I may seem harsh but I became slightly inured to death working around the business in which there is a saying:
Funerals are for the living, not the dead
- funerals are a part of the grieving process for the living left behind, the dead don't care anymore because hopefully they are in a better place (wherever that is depends on your religion or lack thereof).
 
Well since I started telling this:

Mom is going to be released from the hospital because there's nothing more to be done.

They give her maybe through the Holidays, so she wants to go home to Newport and see the ocean there again. Along with her great grand, grand kids, etc.

She wants to die in New England where she was born, where her parents came over to from Ireland. I can relate to that. It's all good.

So we are packing her stuff-up and making arrangements to hopefully get her moved back by Thanksgiving.

If I could have one thing, it would be that she made it through Christmas in Newport with all the family. She loved that Holiday more then anything.
There's some 22 totes of her Christmas decorations here alone! LOL. And that will of course, be moved up too.

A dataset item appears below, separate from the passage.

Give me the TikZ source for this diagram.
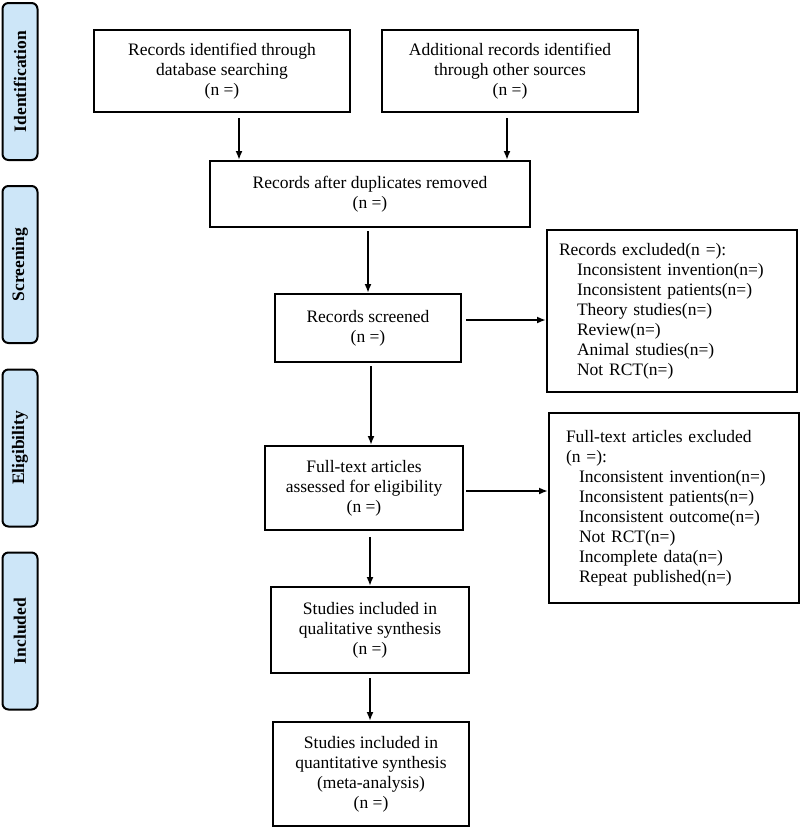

To give you an idea, when Dean Martin died on Christmas Day, my mother was inconsoleable! A wreck!

But music was a big part of growing-up with Mom. She used to clean the house with
music blasting! In her day, it was, Nat King Cole, Mel Torme, Ella Fiztgerald, Duke Elligton, etc.
Frank Sinatra, Dean Martin, the Rat Pack ya know...it was the 50's folks. LOL!

So at Christmas, It was Dino singing; " It's a Marshmallow World" , or , " I've Got My Love To Keep Me Warm" and " Baby it's Cold Outside".
Or Nat King Cole doing " Chestnuts Roasting". (That song was new then!) Or Johnny Mathis, " Winter Wonderland".
And Nancy Wilson, "The Christmas Waltz". and whatever Christmas albums , "on vinyl", the biggies from those days produced. We had 'em all!
But she didn't like old carols very much. LOL

She also began to like Brian Setzer and Boogie Oogie Santa Clause; and " So They Say It's Christmas" that Brian did with Lou Rawls.
And Harry Connick Jr. " Sleigh Ride", and well... anything of his!

Oh damn, I forgot her favorite: from "White Christmas", Danny Kaye " : "The Best Things Happen While You're Dancing."

So when Dean Martin died on Christmas Day, there was mouring in our family folks!

So yeah, if Mom could enjoy her music idols from her youth singing those Christmas
songs from the old albums; and the 92 foot "real" tree she insisted "would" fit in the living room.....

Yeah, that would be a beautiful thing. And it would be OK after that.

So we're packing and I'm listening to Christmas music I'm burning for her... the old vinyl's are long gone. So I'm making some CD's today, lot's of Harry Connick Jr. and dear ole Dino, and packing.

Folks talking about Christmas on the forum today, funny.

But once again, it's just around the corner! It's alright.